▸ Records to process:
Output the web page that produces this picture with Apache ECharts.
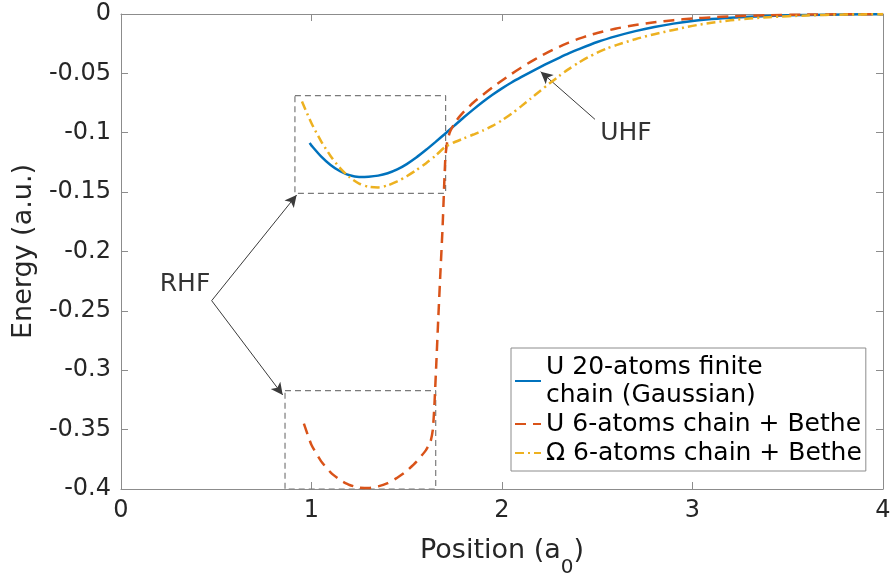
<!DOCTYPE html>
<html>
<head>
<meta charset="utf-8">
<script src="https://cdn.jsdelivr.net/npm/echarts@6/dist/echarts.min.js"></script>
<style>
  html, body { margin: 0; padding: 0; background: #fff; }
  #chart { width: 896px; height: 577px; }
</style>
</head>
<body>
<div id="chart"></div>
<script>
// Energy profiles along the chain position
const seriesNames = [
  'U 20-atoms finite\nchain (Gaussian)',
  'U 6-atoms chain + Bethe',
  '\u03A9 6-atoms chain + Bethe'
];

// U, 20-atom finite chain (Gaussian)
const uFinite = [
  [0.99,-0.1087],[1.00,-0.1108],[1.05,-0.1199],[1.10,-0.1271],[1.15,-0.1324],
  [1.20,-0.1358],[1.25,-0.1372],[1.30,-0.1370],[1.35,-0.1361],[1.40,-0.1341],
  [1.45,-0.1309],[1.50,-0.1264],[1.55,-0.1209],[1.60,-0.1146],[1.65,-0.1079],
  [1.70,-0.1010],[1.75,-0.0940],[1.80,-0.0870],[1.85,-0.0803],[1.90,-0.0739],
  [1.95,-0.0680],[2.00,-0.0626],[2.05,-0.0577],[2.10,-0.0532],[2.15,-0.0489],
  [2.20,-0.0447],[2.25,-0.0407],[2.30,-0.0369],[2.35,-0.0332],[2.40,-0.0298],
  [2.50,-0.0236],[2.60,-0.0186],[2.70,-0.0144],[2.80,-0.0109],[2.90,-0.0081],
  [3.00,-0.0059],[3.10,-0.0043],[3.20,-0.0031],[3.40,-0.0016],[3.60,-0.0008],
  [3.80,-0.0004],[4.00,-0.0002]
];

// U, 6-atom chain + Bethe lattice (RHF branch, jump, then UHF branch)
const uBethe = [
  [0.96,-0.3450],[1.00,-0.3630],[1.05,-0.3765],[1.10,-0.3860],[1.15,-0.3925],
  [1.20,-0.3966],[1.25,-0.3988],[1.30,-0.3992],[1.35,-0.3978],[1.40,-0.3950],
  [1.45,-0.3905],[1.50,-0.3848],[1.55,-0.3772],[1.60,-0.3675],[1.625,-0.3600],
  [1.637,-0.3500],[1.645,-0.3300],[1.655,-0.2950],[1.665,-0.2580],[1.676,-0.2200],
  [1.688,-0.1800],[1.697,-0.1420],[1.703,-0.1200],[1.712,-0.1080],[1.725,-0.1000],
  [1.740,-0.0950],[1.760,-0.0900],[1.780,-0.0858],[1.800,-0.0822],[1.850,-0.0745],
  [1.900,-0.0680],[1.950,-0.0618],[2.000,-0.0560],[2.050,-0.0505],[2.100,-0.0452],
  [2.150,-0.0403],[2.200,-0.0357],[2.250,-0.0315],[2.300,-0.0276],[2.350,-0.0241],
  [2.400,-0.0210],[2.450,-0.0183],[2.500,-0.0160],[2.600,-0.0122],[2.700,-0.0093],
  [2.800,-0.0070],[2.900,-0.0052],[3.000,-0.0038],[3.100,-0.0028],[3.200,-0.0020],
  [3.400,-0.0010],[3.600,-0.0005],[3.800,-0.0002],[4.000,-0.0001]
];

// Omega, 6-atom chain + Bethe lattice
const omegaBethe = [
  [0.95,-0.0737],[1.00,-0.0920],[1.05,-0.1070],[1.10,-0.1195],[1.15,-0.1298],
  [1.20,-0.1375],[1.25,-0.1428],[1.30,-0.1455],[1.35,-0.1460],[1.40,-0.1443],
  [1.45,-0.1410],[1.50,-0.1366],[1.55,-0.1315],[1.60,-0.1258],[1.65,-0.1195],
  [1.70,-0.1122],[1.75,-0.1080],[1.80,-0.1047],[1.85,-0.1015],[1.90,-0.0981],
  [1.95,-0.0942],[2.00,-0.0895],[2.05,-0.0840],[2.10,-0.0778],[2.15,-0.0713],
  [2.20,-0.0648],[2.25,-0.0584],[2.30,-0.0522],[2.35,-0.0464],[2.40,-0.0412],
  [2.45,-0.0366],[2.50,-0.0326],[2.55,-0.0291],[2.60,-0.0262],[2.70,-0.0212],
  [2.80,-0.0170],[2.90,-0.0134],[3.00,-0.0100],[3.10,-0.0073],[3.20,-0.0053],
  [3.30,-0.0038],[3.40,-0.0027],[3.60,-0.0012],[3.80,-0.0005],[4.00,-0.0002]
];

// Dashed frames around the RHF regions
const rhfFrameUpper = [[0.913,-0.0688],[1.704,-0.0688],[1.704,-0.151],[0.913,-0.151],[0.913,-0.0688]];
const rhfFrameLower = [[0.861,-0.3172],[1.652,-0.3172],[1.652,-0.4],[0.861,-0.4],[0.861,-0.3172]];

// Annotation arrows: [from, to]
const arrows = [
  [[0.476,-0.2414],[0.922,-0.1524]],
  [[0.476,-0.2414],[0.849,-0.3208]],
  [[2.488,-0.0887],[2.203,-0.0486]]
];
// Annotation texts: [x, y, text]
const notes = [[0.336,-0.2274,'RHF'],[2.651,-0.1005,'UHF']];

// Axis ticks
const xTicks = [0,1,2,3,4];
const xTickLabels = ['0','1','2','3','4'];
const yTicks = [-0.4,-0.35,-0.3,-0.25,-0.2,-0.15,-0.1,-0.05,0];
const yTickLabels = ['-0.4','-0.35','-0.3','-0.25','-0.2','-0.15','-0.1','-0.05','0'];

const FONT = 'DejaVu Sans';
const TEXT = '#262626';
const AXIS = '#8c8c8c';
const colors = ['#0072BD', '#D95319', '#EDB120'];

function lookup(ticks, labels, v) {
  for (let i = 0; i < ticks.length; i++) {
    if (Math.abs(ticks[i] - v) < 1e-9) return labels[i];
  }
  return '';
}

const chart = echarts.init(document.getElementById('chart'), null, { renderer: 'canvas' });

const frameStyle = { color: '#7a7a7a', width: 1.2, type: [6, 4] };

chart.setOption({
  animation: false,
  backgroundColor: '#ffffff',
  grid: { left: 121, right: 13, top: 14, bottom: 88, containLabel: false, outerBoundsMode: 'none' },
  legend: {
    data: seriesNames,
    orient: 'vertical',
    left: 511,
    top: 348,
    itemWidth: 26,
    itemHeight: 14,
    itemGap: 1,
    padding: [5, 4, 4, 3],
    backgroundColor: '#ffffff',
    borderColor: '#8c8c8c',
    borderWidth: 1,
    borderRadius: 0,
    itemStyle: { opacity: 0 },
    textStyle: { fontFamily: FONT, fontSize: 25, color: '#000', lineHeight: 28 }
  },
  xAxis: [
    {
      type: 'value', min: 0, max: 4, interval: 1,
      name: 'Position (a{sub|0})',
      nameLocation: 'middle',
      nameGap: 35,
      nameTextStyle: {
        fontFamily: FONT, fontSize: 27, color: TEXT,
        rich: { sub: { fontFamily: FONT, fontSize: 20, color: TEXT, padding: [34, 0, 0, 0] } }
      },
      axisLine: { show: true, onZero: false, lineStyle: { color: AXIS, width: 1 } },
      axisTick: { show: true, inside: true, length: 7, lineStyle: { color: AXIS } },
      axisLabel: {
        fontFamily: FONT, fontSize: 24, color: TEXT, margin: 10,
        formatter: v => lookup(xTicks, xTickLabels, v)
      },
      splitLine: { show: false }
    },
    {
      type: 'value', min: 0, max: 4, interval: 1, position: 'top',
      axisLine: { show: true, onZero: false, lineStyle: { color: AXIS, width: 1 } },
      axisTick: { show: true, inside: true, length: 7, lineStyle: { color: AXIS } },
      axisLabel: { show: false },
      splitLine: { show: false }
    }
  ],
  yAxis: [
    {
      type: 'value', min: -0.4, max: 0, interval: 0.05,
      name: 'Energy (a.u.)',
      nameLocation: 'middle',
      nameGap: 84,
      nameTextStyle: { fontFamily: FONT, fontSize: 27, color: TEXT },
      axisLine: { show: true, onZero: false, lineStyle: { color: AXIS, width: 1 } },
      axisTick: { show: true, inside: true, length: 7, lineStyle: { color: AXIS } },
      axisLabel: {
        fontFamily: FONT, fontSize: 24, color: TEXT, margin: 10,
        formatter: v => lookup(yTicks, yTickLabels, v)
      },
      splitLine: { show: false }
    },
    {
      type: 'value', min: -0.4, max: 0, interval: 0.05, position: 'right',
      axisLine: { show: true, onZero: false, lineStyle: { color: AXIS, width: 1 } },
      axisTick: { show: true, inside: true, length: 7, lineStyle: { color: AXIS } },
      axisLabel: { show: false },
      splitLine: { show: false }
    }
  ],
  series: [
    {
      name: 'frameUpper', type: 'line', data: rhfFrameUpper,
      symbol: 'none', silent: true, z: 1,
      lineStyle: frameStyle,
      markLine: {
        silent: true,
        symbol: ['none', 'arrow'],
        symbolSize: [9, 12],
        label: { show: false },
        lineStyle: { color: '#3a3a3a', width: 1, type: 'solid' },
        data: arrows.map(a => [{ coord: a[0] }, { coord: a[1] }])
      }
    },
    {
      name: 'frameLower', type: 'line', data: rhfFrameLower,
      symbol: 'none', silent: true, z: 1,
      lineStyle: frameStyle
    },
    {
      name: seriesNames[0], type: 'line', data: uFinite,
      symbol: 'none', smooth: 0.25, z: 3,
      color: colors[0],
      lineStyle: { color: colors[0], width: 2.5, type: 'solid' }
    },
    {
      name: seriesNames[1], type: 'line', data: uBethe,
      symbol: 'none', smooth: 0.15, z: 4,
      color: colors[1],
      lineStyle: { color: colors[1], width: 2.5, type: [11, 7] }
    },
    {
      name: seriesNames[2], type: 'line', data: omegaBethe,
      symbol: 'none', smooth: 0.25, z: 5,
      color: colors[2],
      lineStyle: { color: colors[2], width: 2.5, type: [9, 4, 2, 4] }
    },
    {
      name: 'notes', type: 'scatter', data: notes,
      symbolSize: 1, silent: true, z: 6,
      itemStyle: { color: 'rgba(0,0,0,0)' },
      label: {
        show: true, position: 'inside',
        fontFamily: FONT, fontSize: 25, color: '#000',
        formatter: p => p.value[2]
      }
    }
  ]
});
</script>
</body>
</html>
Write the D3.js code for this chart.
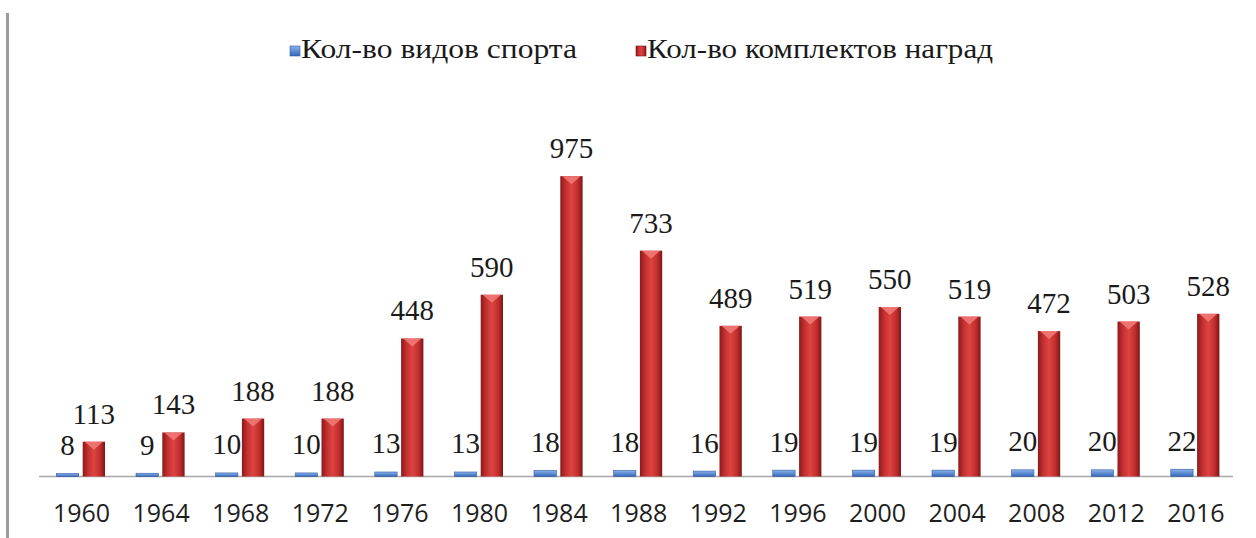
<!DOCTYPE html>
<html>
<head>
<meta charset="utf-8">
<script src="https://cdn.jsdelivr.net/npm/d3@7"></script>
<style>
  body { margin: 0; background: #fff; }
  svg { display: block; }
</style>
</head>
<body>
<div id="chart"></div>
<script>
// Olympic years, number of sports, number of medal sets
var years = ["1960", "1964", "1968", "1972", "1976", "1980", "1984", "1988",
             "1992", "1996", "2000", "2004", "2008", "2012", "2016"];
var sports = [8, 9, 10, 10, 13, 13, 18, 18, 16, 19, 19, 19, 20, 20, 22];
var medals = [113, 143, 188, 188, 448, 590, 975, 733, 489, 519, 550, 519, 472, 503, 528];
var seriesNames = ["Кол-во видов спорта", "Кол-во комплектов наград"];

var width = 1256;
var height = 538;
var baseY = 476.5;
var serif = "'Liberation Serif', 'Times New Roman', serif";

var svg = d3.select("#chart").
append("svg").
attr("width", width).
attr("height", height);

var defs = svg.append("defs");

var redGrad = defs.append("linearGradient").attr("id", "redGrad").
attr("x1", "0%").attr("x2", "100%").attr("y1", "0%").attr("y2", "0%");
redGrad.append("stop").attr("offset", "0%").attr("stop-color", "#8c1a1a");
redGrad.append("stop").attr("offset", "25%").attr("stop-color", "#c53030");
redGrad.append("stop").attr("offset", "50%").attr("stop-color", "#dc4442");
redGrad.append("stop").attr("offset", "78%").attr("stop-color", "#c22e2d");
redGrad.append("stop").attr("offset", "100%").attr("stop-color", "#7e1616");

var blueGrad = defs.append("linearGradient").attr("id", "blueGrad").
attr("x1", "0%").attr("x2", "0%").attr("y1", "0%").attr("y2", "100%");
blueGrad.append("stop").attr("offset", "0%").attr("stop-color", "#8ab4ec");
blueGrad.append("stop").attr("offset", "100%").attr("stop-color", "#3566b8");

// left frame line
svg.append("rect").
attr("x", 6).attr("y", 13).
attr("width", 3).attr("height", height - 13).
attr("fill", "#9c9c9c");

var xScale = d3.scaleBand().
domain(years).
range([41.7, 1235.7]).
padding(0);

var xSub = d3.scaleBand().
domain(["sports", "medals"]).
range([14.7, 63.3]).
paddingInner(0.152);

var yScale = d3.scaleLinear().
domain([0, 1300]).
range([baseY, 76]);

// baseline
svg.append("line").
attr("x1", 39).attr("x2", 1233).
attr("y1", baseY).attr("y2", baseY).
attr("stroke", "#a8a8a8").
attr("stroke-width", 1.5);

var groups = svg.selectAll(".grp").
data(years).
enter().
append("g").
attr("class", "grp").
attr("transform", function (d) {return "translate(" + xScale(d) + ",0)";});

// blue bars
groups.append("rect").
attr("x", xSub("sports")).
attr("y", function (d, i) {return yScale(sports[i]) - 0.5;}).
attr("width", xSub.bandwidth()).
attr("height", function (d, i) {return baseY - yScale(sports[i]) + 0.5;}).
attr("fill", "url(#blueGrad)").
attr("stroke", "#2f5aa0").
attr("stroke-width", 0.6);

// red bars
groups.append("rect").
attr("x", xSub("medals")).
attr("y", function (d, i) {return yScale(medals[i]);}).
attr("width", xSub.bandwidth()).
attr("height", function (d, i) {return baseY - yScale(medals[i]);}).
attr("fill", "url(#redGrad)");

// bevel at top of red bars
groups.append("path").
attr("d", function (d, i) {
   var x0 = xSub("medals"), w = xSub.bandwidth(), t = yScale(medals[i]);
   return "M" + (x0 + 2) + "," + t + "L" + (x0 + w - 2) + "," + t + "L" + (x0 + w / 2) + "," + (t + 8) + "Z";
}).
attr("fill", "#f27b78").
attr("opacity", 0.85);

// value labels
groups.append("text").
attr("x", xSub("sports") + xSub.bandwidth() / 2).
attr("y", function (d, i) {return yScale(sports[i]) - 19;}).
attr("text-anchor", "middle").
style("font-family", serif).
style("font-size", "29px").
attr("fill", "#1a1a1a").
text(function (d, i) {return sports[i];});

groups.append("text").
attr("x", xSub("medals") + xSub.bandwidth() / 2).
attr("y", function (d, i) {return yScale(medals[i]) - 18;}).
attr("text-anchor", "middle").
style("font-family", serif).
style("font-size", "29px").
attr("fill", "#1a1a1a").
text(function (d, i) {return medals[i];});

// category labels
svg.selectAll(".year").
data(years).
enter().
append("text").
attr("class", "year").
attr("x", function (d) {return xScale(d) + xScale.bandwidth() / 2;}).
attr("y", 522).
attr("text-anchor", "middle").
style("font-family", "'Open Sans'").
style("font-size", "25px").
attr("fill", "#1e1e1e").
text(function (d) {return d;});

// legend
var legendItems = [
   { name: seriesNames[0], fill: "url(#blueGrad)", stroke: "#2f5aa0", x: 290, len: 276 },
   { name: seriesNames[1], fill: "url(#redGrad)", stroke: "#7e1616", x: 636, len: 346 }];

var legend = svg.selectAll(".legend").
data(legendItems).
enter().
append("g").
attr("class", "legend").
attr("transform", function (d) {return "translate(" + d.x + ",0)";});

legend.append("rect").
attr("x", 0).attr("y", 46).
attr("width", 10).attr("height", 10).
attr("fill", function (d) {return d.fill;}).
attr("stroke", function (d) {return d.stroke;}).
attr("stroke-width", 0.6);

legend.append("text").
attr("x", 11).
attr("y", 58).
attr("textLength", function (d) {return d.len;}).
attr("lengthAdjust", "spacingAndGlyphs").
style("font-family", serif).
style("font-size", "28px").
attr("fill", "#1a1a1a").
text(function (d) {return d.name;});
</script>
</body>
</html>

▸ Exercise description:
Note each line of the entries that has "this" in it, and copy those lines.

▸ Solved exercise:
Output the web page that produces this picture with Apache ECharts.
Write the D3.js code for this chart.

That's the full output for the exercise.